* **WORK TO DO**
Copy out each line of the material in which the word "that" appears.

Figure scripts:
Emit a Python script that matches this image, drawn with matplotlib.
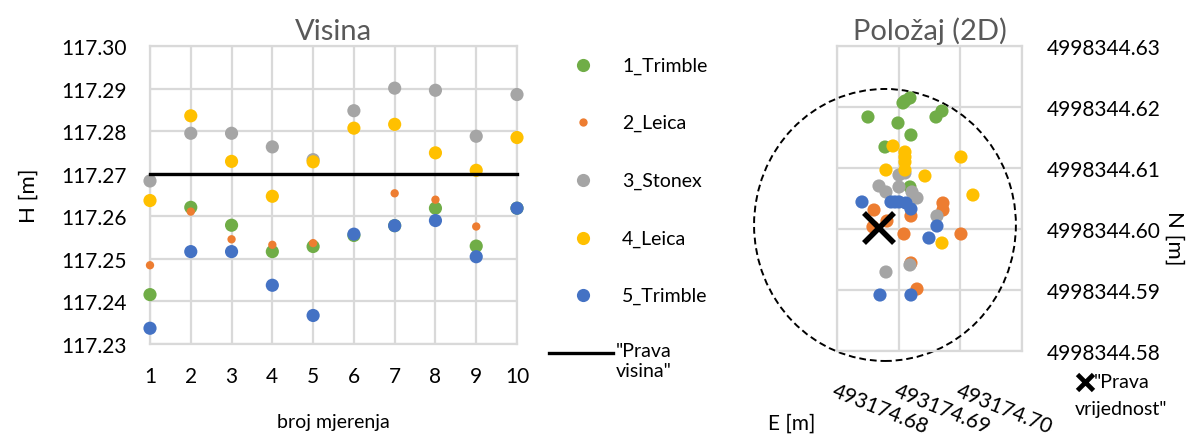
import matplotlib
matplotlib.use("Agg")
import matplotlib.pyplot as plt
from matplotlib.patches import Ellipse
from matplotlib.lines import Line2D

plt.rcParams['font.family'] = ['Lato', 'DejaVu Sans']

# ---- height measurements (Visina) ----
measurement = [1, 2, 3, 4, 5, 6, 7, 8, 9, 10]
h_trimble1 = [117.2416, 117.2621, 117.2579, 117.2517, 117.2529, 117.2555, 117.2578, 117.2619, 117.2530, 117.2619]
h_leica2   = [117.2485, 117.2611, 117.2546, 117.2533, 117.2537, 117.2555, 117.2654, 117.2639, 117.2576, 117.2620]
h_stonex3  = [117.2683, 117.2795, 117.2795, 117.2763, 117.2733, 117.2848, 117.2901, 117.2896, 117.2788, 117.2886]
h_leica4   = [117.2637, 117.2836, 117.2729, 117.2647, 117.2728, 117.2807, 117.2816, 117.2749, 117.2708, 117.2785]
h_trimble5 = [117.2337, 117.2517, 117.2517, 117.2438, 117.2367, 117.2558, 117.2578, 117.2590, 117.2505, 117.2619]
h_true = 117.27
h_ticks = [117.23, 117.24, 117.25, 117.26, 117.27, 117.28, 117.29, 117.30]
h_ticklabels = ["117.23", "117.24", "117.25", "117.26", "117.27", "117.28", "117.29", "117.30"]

# ---- 2D positions (Položaj) ----
e_trimble1 = [493174.68502, 493174.69102, 493174.69183, 493174.68989, 493174.69605, 493174.69702, 493174.69199, 493174.68778, 493174.69183, 493174.69070]
n_trimble1 = [4998344.61836, 4998344.62098, 4998344.62148, 4998344.61738, 4998344.61836, 4998344.61934, 4998344.61541, 4998344.61344, 4998344.60689, 4998344.62066]
e_leica2 = [493174.68600, 493174.68810, 493174.68583, 493174.69199, 493174.69718, 493174.69718, 493174.69086, 493174.70010, 493174.69199, 493174.69297]
n_leica2 = [4998344.60311, 4998344.60131, 4998344.60033, 4998344.60213, 4998344.60426, 4998344.60311, 4998344.59918, 4998344.59918, 4998344.59443, 4998344.59016]
e_stonex3 = [493174.69005, 493174.69102, 493174.68681, 493174.68794, 493174.69005, 493174.69216, 493174.69297, 493174.69621, 493174.68794, 493174.69183]
n_stonex3 = [4998344.60885, 4998344.60918, 4998344.60705, 4998344.60607, 4998344.60689, 4998344.60607, 4998344.60508, 4998344.60213, 4998344.59295, 4998344.59410]
e_leica4 = [493174.68908, 493174.69102, 493174.69102, 493174.68794, 493174.69102, 493174.70010, 493174.69426, 493174.70204, 493174.69702, 493174.69102]
n_leica4 = [4998344.61361, 4998344.61262, 4998344.61180, 4998344.60967, 4998344.60967, 4998344.61180, 4998344.60869, 4998344.60557, 4998344.59770, 4998344.61098]
e_trimble5 = [493174.68405, 493174.68875, 493174.69005, 493174.69118, 493174.69199, 493174.69621, 493174.69491, 493174.68697, 493174.69199, 493174.68940]
n_trimble5 = [4998344.60443, 4998344.60443, 4998344.60443, 4998344.60426, 4998344.60328, 4998344.60049, 4998344.59852, 4998344.58918, 4998344.58918, 4998344.60443]
e_true, n_true = 493174.68681, 4998344.60016
circle_center = (493174.68778, 4998344.60066)
circle_size = (0.04246, 0.04459)
e_ticks = [493174.68, 493174.69, 493174.70, 493174.71]
e_ticklabels = ["493174.68", "493174.69", "493174.70", ""]
n_ticks = [4998344.58, 4998344.59, 4998344.60, 4998344.61, 4998344.62, 4998344.63]
n_ticklabels = ["4998344.58", "4998344.59", "4998344.60", "4998344.61", "4998344.62", "4998344.63"]

names = ["1_Trimble", "2_Leica", "3_Stonex", "4_Leica", "5_Trimble"]
colors = ["#70AD47", "#ED7D31", "#A5A5A5", "#FFC000", "#4472C4"]
sizes_h = [90, 36, 90, 90, 90]

W, H = 1193, 439
fig = plt.figure(figsize=(W / 100, H / 100), dpi=100)

def fx(px):
    return px / W

def fy(py):
    return 1 - py / H

grid_c = "#D9D9D9"
title_c = "#595959"
tick_fs = 15
leg_fs = 14

# ---------- Visina ----------
ax1 = fig.add_axes([fx(150), fy(345), fx(517) - fx(150), fy(47) - fy(345)])
h_series = [h_trimble1, h_leica2, h_stonex3, h_leica4, h_trimble5]
for vals, c, s, name in zip(h_series, colors, sizes_h, names):
    ax1.scatter(measurement, vals, s=s, color=c, edgecolors="none", clip_on=False, zorder=3, label=name)
ax1.plot([measurement[0], measurement[-1]], [h_true, h_true], color="black", lw=2.4, zorder=4, clip_on=False)
ax1.set_xlim(1, 10)
ax1.set_ylim(117.23, 117.30)
ax1.set_xticks(measurement)
ax1.set_xticklabels([str(m) for m in measurement], fontsize=tick_fs)
ax1.set_yticks(h_ticks)
ax1.set_yticklabels(h_ticklabels, fontsize=tick_fs)
ax1.grid(True, color=grid_c, lw=1.6)
ax1.set_axisbelow(True)
for sp in ax1.spines.values():
    sp.set_color(grid_c)
    sp.set_linewidth(1.6)
ax1.tick_params(axis="y", length=0, pad=17)
ax1.tick_params(axis="x", length=0, pad=16)
ax1.set_title("Visina", fontsize=21, color=title_c, pad=5)
ax1.set_xlabel("broj mjerenja", fontsize=14, labelpad=19)
ax1.set_ylabel("H [m]", fontsize=16, labelpad=16)

# legend column for the height chart
leg_rows = [66, 123, 181, 239, 296]
for (py, c, s, name) in zip(leg_rows, colors, sizes_h, names):
    fig.add_artist(Line2D([fx(583)], [fy(py)], marker="o", ls="none", color=c,
                          markersize=(s ** 0.5), markeredgewidth=0, transform=fig.transFigure))
    fig.text(fx(622), fy(py), name, fontsize=leg_fs, va="center", ha="left")
fig.add_artist(Line2D([fx(549), fx(613)], [fy(354), fy(354)], color="black", lw=2.4, transform=fig.transFigure))
fig.text(fx(616), fy(343), "\"Prava\nvisina\"", fontsize=leg_fs, va="top", ha="left", linespacing=1.2)

# ---------- Položaj (2D) ----------
ax2 = fig.add_axes([fx(837), fy(352), fx(1022) - fx(837), fy(47) - fy(352)])
pos_series = [(e_trimble1, n_trimble1), (e_leica2, n_leica2), (e_stonex3, n_stonex3),
              (e_leica4, n_leica4), (e_trimble5, n_trimble5)]
for (ev, nv), c in zip(pos_series, colors):
    ax2.scatter(ev, nv, s=90, color=c, edgecolors="none", clip_on=False, zorder=3)
ax2.plot([e_true], [n_true], marker="x", color="black", markersize=22, mew=4, ls="none", zorder=5, clip_on=False)
ax2.add_patch(Ellipse(circle_center, circle_size[0], circle_size[1], fill=False, ec="black",
                      ls=(0, (3.5, 2)), lw=1.4, clip_on=False, zorder=2))
ax2.set_xlim(e_ticks[0], e_ticks[-1])
ax2.set_ylim(n_ticks[0], n_ticks[-1])
ax2.set_xticks(e_ticks)
ax2.set_xticklabels(e_ticklabels, fontsize=tick_fs, rotation=-22, ha="left", va="top", rotation_mode="anchor")
ax2.set_yticks(n_ticks)
ax2.set_yticklabels(n_ticklabels, fontsize=tick_fs)
ax2.yaxis.tick_right()
ax2.grid(True, color=grid_c, lw=1.6)
ax2.set_axisbelow(True)
for sp in ax2.spines.values():
    sp.set_color(grid_c)
    sp.set_linewidth(1.6)
ax2.tick_params(axis="y", length=0, pad=18)
ax2.tick_params(axis="x", length=0, pad=21)
ax2.set_title("Položaj (2D)", fontsize=21, color=title_c, pad=5)
fig.text(fx(792), fy(424), "E [m]", fontsize=15, ha="center", va="center")
fig.text(fx(1174), fy(238), "N [m]", fontsize=16, ha="center", va="center", rotation=-90)

# marker key for the reference point
fig.add_artist(Line2D([fx(1085)], [fy(383)], marker="x", ls="none", color="black",
                      markersize=11, mew=3.4, transform=fig.transFigure))
fig.text(fx(1094), fy(383), "\"Prava", fontsize=leg_fs, va="center", ha="left")
fig.text(fx(1075), fy(410), "vrijednost\"", fontsize=leg_fs, va="center", ha="left")

fig.savefig("out.png", dpi=100, facecolor="white")
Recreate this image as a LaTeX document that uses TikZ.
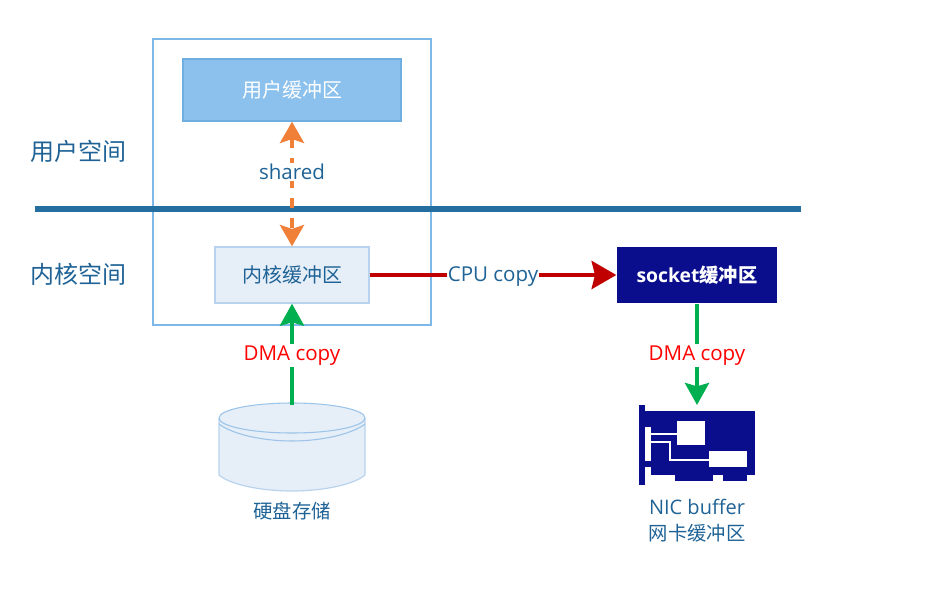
\documentclass[tikz,border=0pt]{standalone}
\usepackage{fontspec}
\setmainfont{Open Sans}
\newfontfamily\cjk{Noto Sans CJK SC}
\usetikzlibrary{arrows.meta}
\definecolor{txtblue}{HTML}{1F6396}
\definecolor{rule}{HTML}{256FA0}
\definecolor{outer}{HTML}{7DB8E8}
\definecolor{ubox}{HTML}{8BC1EC}
\definecolor{uboxb}{HTML}{6FAEE0}
\definecolor{kbox}{HTML}{E6EEF8}
\definecolor{kboxb}{HTML}{B9D3EE}
\definecolor{navy}{HTML}{0A0E8C}
\definecolor{orng}{HTML}{F07F37}
\definecolor{grn}{HTML}{00B050}
\definecolor{crim}{HTML}{C00000}
\tikzset{
  x=0.75pt,y=-0.75pt,
  bufbox/.style={minimum width=#1*0.75pt,inner sep=0pt,line width=1pt},
  lbl/.style={font=\fontsize{15}{18}\selectfont,text=txtblue,inner sep=0pt},
  clbl/.style={fill=white,inner xsep=0.5pt,inner ysep=1.5pt,yshift=-1pt,font=\fontsize{15.4}{18}\selectfont},
  conn/.style={line width=3pt},
  tipA/.style={-{Stealth[length=16.5pt,width=18pt,inset=2.5pt]}},
  tipR/.style={-{Stealth[length=18.5pt,width=21pt,inset=2.5pt]}},
  tipB/.style={{Stealth[length=16pt,width=18pt,inset=3pt]}-{Stealth[length=16pt,width=18pt,inset=3pt]}},
}
\begin{document}
\begin{tikzpicture}
\useasboundingbox (0,0) rectangle (930,598);
% outer frame
\node[draw=outer,line width=1pt,minimum width=208.5pt,minimum height=214.5pt,inner sep=0pt] (frame) at (292,182) {};
% boxes
\node[bufbox=218,minimum height=46.5pt,fill=ubox,draw=uboxb,text=white,font=\fontsize{15}{18}\cjk] (ubuf) at (292,90) {用户缓冲区};
\node[bufbox=154,minimum height=42pt,fill=kbox,draw=kboxb,text=txtblue,font=\fontsize{15}{18}\cjk] (kbuf) at (292,275) {内核缓冲区};
\node[bufbox=160,minimum height=42pt,fill=navy,text=white,font=\fontsize{14.5}{18}\selectfont\bfseries] (sbuf) at (697,275) {socket{\cjk\bfseries 缓冲区}};
% rule
\coordinate (ruleL) at (35,209);
\coordinate (ruleR) at (801,209);
\draw[rule,line width=4.5pt] (ruleL) -- (ruleR);
% side labels
\node[lbl,font=\fontsize{18}{22}\cjk] (uspace) at (78.5,151) {用户空间};
\node[lbl,font=\fontsize{18}{22}\cjk] (kspace) at (78.5,274) {内核空间};
% disk
\coordinate (disktop) at (292,405);
\fill[kbox] (219,418) arc[start angle=180,end angle=360,x radius=73,y radius=15] -- (365,475) .. controls (355,484) and (325,491) .. (292,491) .. controls (259,491) and (229,484) .. (219,475) -- cycle;
\draw[kboxb,line width=0.9pt] (219,418) -- (219,475) .. controls (229,484) and (259,491) .. (292,491) .. controls (325,491) and (355,484) .. (365,475) -- (365,418);
\draw[kboxb!60!uboxb,line width=0.8pt] (219,418) arc[start angle=180,end angle=540,x radius=73,y radius=15];
\draw[kboxb!60!uboxb,line width=0.8pt] (219,424) .. controls (232,434) and (262,441) .. (292,441) .. controls (322,441) and (352,434) .. (365,424);
\node[lbl,font=\fontsize{14.5}{18}\cjk] (disklbl) at (292,511) {硬盘存储};
% connectors
\draw[conn,orng,tipB,dash pattern=on 7.5pt off 7.5pt] (ubuf.south) -- (kbuf.north);
\node[clbl,text=txtblue,yshift=1pt,inner ysep=1pt] (shared) at (292,172) {shared};
\draw[conn,crim,line width=3.2pt,tipR] (kbuf.east) -- (sbuf.west) node[pos=0.5,clbl,text=txtblue,yshift=-0.5pt] (cpu) {CPU copy};
\draw[conn,grn,tipA] (disktop) -- (kbuf.south) node[pos=0.5,clbl,text=red] (dma1) {DMA copy};
\coordinate (nictop) at (697,405);
\draw[conn,grn,tipA] (sbuf.south) -- (nictop) node[pos=0.5,clbl,text=red] (dma2) {DMA copy};
% NIC card
\fill[navy] (639,405) rectangle (645,485);
\fill[navy] (645,411) rectangle (755,475);
\fill[navy] (675,475) rectangle (713,481);
\fill[navy] (723,475) rectangle (747,481);
\fill[white] (645,427) rectangle (651,461);
\fill[white] (645,467) rectangle (651,475);
\fill[white] (677,421) rectangle (705,445);
\fill[white] (709,451) rectangle (747,467);
\fill[white] (651,433) rectangle (677,435);
\fill[white] (651,441) rectangle (671,443);
\fill[white] (669,441) rectangle (671,461);
\fill[white] (669,459) rectangle (709,461);
\node[lbl] (nic1) at (697,507) {NIC buffer};
\node[lbl,font=\fontsize{14.5}{18}\cjk] (nic2) at (697,533) {网卡缓冲区};
\end{tikzpicture}
\end{document}
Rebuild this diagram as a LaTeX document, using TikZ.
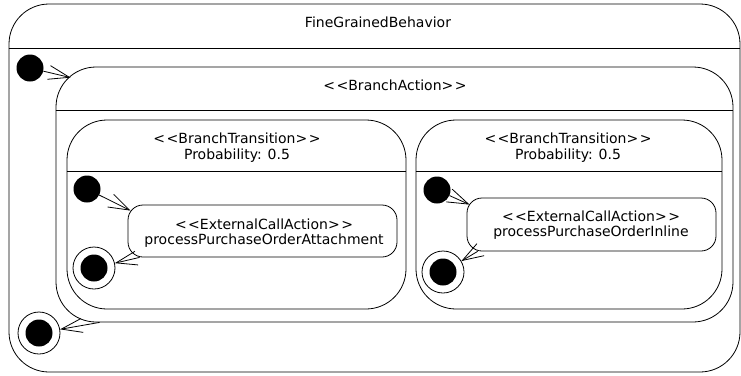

* **WRITTEN REPLY**
Emit a Python script that matches this image, drawn with matplotlib.
Recreate this image as a LaTeX document that uses TikZ.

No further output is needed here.